El escenario como infierno
Desde que existe tal como lo conocemos, el teatro ha cambiado muy poco en sus aspectos sustantivos. Si se rasca bajó la superficie del teatro de cualquier tiempo se descubre que gravita en lo esencial sobre ambiciones equiparables a las del teatro de cualquier otra época. Y lo esencial en él es el intento de quienes lo hacen de ahuyentar el mal representándolo.A finales del siglo pasado, August Strindberg inició el más grande esfuerzo conocido por volver a abrir los, accesos, que dejaron taponados los dramaturgos románticos alemanes, de la ceremonia teatral trágica. Era otra vuelta al principio. A partir de entonces, el teatro europeo busca -en una variante del juego de la aguja en el pajar- un lugar donde representar esa ceremonia, de secular entronque religioso, en un universo profano o, más duramente, en un universo profanado.
Se ha diagnosticado este esfuerzo como el de la identificación del mal, sustantivado este, borrado del vocabulario de este tiempo su antiguo signo de reverso del bien.
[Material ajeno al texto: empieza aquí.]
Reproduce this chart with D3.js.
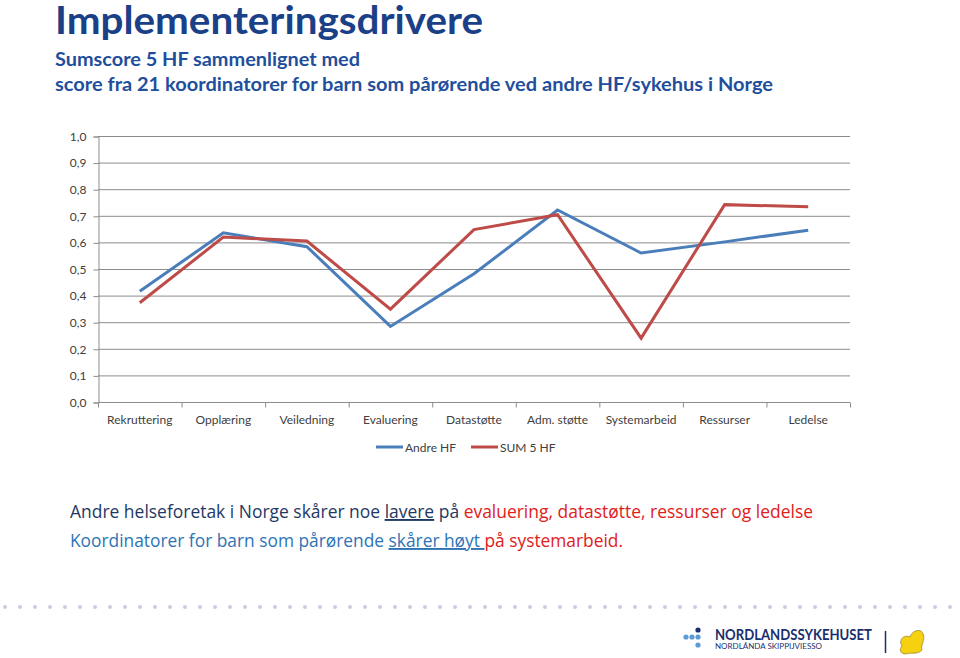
<!DOCTYPE html>
<html><head><meta charset="utf-8">
<script src="https://cdn.jsdelivr.net/npm/d3@7/dist/d3.min.js"></script>
<style>
html,body{margin:0;padding:0;background:#fff;}
svg{display:block;font-family:Lato,"Open Sans",sans-serif;}
</style></head>
<body>
<svg id="c" width="960" height="658"></svg>
<script>
const categories = ["Rekruttering","Opplæring","Veiledning","Evaluering","Datastøtte","Adm. støtte","Systemarbeid","Ressurser","Ledelse"];
const andreHF = [0.416,0.636,0.584,0.284,0.482,0.722,0.560,0.602,0.646];
const sum5HF  = [0.373,0.620,0.605,0.349,0.648,0.704,0.240,0.742,0.734];
const yTicks = [0,0.1,0.2,0.3,0.4,0.5,0.6,0.7,0.8,0.9,1.0];
const seriesNames = ["Andre HF","SUM 5 HF"];
const seriesColors = ["#4a7ebb","#be4b48"];

const svg = d3.select("#c");

// Title
svg.append("text").attr("x",55).attr("y",34).attr("fill","#1a4087")
  .attr("font-size",39).attr("font-weight","bold")
  .attr("textLength",428).attr("lengthAdjust","spacingAndGlyphs")
  .text("Implementeringsdrivere");
svg.append("text").attr("x",55).attr("y",66).attr("fill","#1f4f9c")
  .attr("font-size",18.5).attr("font-weight","bold")
  .attr("textLength",305).attr("lengthAdjust","spacingAndGlyphs")
  .text("Sumscore 5 HF sammenlignet med");
svg.append("text").attr("x",55).attr("y",91).attr("fill","#1f4f9c")
  .attr("font-size",18.5).attr("font-weight","bold")
  .attr("textLength",718).attr("lengthAdjust","spacingAndGlyphs")
  .text("score fra 21 koordinatorer for barn som pårørende ved andre HF/sykehus i Norge");

// Chart
const x0 = 98, x1 = 850, yTop = 136, yBot = 402;
const x = d3.scaleBand().domain(categories).range([x0,x1]).paddingInner(0).paddingOuter(0);
const y = d3.scaleLinear().domain([0,1]).range([yBot,yTop]);
const grid = "#8c8c8c";

const g = svg.append("g");
// gridlines
g.append("g").selectAll("line").data(yTicks.filter(d=>d>0)).join("line")
  .attr("x1",x0).attr("x2",x1).attr("y1",d=>y(d)+0.5).attr("y2",d=>y(d)+0.5)
  .attr("stroke",grid).attr("stroke-width",1);

// y axis
const yAxis = d3.axisLeft(y).tickValues(yTicks).tickSize(5).tickPadding(7)
  .tickFormat(d=>d3.format(".1f")(d).replace(".",","));
const ya = g.append("g").attr("transform",`translate(${x0+0.5},0.5)`).call(yAxis);
ya.select(".domain").attr("stroke",grid);
ya.selectAll(".tick line").attr("stroke",grid);
ya.selectAll("text").attr("font-size",12).attr("fill","#404040").attr("font-family","Lato,'Open Sans',sans-serif");

// x axis
const xa = g.append("g").attr("transform",`translate(0,${yBot+0.5})`);
xa.append("line").attr("x1",x0).attr("x2",x1).attr("stroke",grid);
const bounds = categories.map(c=>x(c)).concat([x1]);
xa.selectAll("line.tk").data(bounds).join("line").attr("class","tk")
  .attr("x1",d=>d+0.5).attr("x2",d=>d+0.5).attr("y1",0).attr("y2",5).attr("stroke",grid);
xa.selectAll("text").data(categories).join("text")
  .attr("x",d=>x(d)+x.bandwidth()/2).attr("y",21)
  .attr("text-anchor","middle").attr("font-size",12).attr("fill","#404040")
  .text(d=>d);

// lines
const line = d3.line().x((d,i)=>x(categories[i])+x.bandwidth()/2).y(d=>y(d));
[andreHF,sum5HF].forEach((s,i)=>{
  g.append("path").datum(s).attr("d",line).attr("fill","none")
    .attr("stroke",seriesColors[i]).attr("stroke-width",3).attr("stroke-linejoin","miter");
});

// legend
const lg = svg.append("g");
const legX = [376,471];
seriesNames.forEach((n,i)=>{
  lg.append("line").attr("x1",legX[i]).attr("x2",legX[i]+27).attr("y1",447).attr("y2",447)
    .attr("stroke",seriesColors[i]).attr("stroke-width",3);
  lg.append("text").attr("x",legX[i]+29).attr("y",451.5).attr("font-size",12).attr("fill","#404040").text(n);
});

// bottom text
const t1 = svg.append("text").attr("x",70).attr("y",518).attr("font-size",19)
  .attr("font-family","'Open Sans',Lato,sans-serif")
  .attr("textLength",743).attr("lengthAdjust","spacingAndGlyphs");
t1.append("tspan").attr("fill","#1f3864").text("Andre helseforetak i Norge skårer noe ");
t1.append("tspan").attr("fill","#1f3864").attr("text-decoration","underline").text("lavere");
t1.append("tspan").attr("fill","#1f3864").text(" på ");
t1.append("tspan").attr("fill","#e0201b").text("evaluering, datastøtte, ressurser og ledelse");

const t2 = svg.append("text").attr("x",70).attr("y",547).attr("font-size",19)
  .attr("font-family","'Open Sans',Lato,sans-serif")
  .attr("textLength",553).attr("lengthAdjust","spacingAndGlyphs");
t2.append("tspan").attr("fill","#2e74b5").text("Koordinatorer for barn som pårørende ");
t2.append("tspan").attr("fill","#2e74b5").attr("text-decoration","underline").text("skårer høyt ");
t2.append("tspan").attr("fill","#e0201b").text("på systemarbeid.");

// footer dots
const dotsX = d3.range(5, 960, 15);
svg.append("g").selectAll("circle").data(dotsX).join("circle")
  .attr("cx",d=>d).attr("cy",607).attr("r",2).attr("fill","#c9cde0");

// logo
const lo = svg.append("g");
[[698,630,2.6,"#1a2f6e"],[686,637,2.6,"#5b9bd5"],[692,637,2.6,"#5b9bd5"],[698,637,2.6,"#5b9bd5"],[698,645,2.6,"#5b9bd5"]]
  .forEach(([cx,cy,r,c])=>lo.append("circle").attr("cx",cx).attr("cy",cy).attr("r",r).attr("fill",c));
lo.append("text").attr("x",715).attr("y",640).attr("font-size",14.5).attr("font-weight","bold")
  .attr("fill","#1a2f6e").attr("textLength",157).attr("lengthAdjust","spacingAndGlyphs").text("NORDLANDSSYKEHUSET");
lo.append("text").attr("x",715).attr("y",648.5).attr("font-size",7.5)
  .attr("fill","#1a2f6e").attr("textLength",107).attr("lengthAdjust","spacingAndGlyphs").text("NORDLÁNDA SKIPPIJVIESSO");
lo.append("line").attr("x1",885.5).attr("x2",885.5).attr("y1",631).attr("y2",653).attr("stroke","#1a2f6e").attr("stroke-width",1.5);
lo.append("path").attr("d","M902,646 C898,640 904,634 910,637 C912,630 922,628 923,634 C926,640 920,645 922,650 C918,655 910,652 906,654 C900,654 899,649 902,646 Z")
  .attr("fill","#f5d10f").attr("stroke","#9a8a30").attr("stroke-width",0.8);
</script>
</body></html>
Esta especie de misión imposible se convirtió, de acuerdo con su naturaleza, en un asunto de visionarios. ¿Cómo construir el infierno no como reverso de un paraíso, sino como sustancia última de ese paraíso? Antonin Artaud y sus innumerables parroquianos intentaron contestarla. Lo hicieron de mil maneras, que confluyeron, con variaciones poco significativas, en la fórmula genérica descubierta por Jean-Paul Sartre en A puerta cerrada:. "El infierno son los otros".
La perturbadora pregunta, como su respuesta sartriana, escandalizó o resbaló sobre la piel de quienes buscaron simultáneamente una posibilidad de rescate de la tragedia desde el "teatro de era científica". Pero no lograron borrarlas, de la misma manera que los visionarios del teatro como mal, como peste, como agresión, o como transgresión, no consiguieron tampoco reducir a trivial el esfuerzo optimista de aquéllos.
Esta tensión originó, en algún meandro del transcurso de la teoría de la escena contemporánea, dos especies antagónicas de hombres de teatro, aún no reconciliadas, quizá irreconciliables, y cuyos únicos puntos de encuentro, a su pesar, fueron las ocasionales apariciones de una tercera especie sintética, más allá del bien y del mal, mucho más despoblada que las otras dos y que a su vez fue rechazada por ambas. De esta tercera especie son dos gallardos islotes, que se mantienen erguidos e ignorándose recíprocamente. Samuel Beckett es uno. El otro, Jean Genet.
Comienzo de partida
Cuando, a mediados de los años cincuenta, en el teatro español aparecieron Beckett y su vuelta al principio, provocó cortocircuitos en la lógica de un teatro, como el español, que había perdido todo contacto con aquella pregunta matriz. Una década más tarde apareció en nuestros escenarios la otra gran figura solitaria, pero nos cogió más preparados.
Las criadas, de Jean Genet, asustó, pero también deslumbró. Como Samuel Beckett, representaba la profanación y, como él, abrió su escenario a una respuesta más radical que la de Sartre a la pregunta sobre el infierno, porque a la abstracción - "El infierno son los otros"- opuso una simple metáfora sensorial, cuando Solange dice a Claire: "Tú eres mi mal olor". De las grandes palabras se había bajado, como se baja al abismo de la verdad, a una tierra firme que absorbía como una esponja toda la inabarcable profanación del mundo contemporáneo. El mal se hizo un asunto tangible, y el infierno, antesala de comportamientos reconocibles.
Esta combinación de islote en la historia del teatro contemporáneo, combinada con la apasionante cercanía de sus respuestas, que rechazan toda abstracción y no rebasan los niveles sensoriales, a la pregunta eterna del teatro, es lo que hace de Genet, junto con Beckett, el más vigoroso e indiscutible de los buscadores, tras las huellas de Strindberg, del infierno trágico.